People have always found ways of getting that bit more out
of the saxophone, which changed to suit, its keys moving from the initial
oboe-inspired layout to make playing both easier and faster. Its position
between conventional brass and woodwind instruments also meant new orchestral
pieces could be written using saxophones to blend these sounds together.
As jazz and pop music developed to incorporate its
particular sound, the sax was seemingly the “next” instrument to include – once
you have your guitars, keyboard and drums, the sax is the next easiest
instrument to learn, before you get into the vagaries of finger positioning on
the violin, and sorting out your embouchure on a trumpet.
However, you cannot deny that anyone playing a saxophone
does look good. You are not stood or sat “behind” the instrument, you can bring
it into your body, or hold it out, and its sound is not usually put in the “background”
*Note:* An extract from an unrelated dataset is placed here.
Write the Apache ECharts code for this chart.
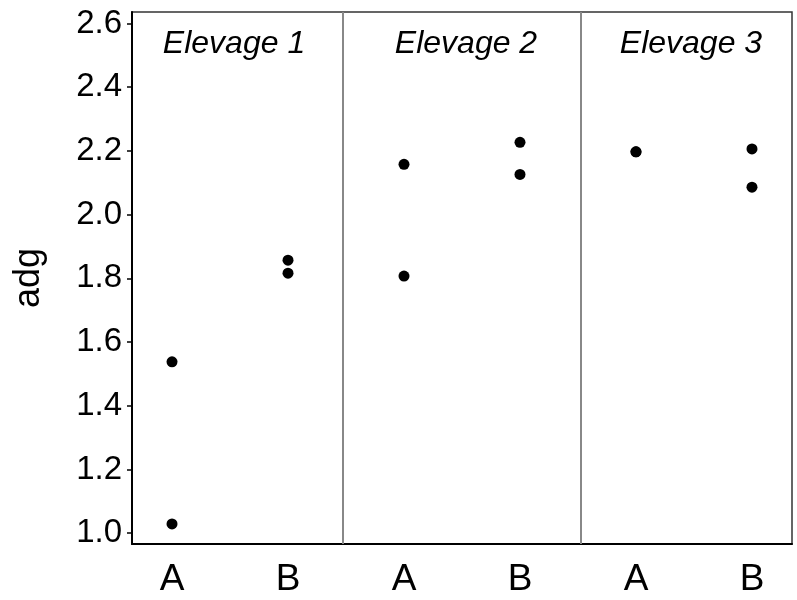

of anything – if you are playing, you are out in front, as people want to hear
it.
I know I would have years of practice ahead of me to make
all of this sound true, but expressing yourself means you have to start
expressing yourself. I shouldn’t mind, however, if all I get to begin are
squeaks and squawks, as some people did pretty well out of that.
In a 1983 interview, David Bowie talked about becoming a
working musician by playing the saxophone, seeing this as his way out of
London, and into America, particularly the 1960s West Coast, Beat Generation
counterculture with which he associated the instrument’s sound. However:
“…When I started working with it… I found I didn’t have a
very good relationship with the sax and that lasted right the way through.
We’re sort of pretty embittered with each other. It lies there waiting for me
to touch it. It defies me to... I really have to go through traumas to get
anything out of it that anything to do with what I want it to say. So it’s not
a steady relationship; it’s not a good one. It really is a love / hate
relationship.”
Either he or his sax needed to back off.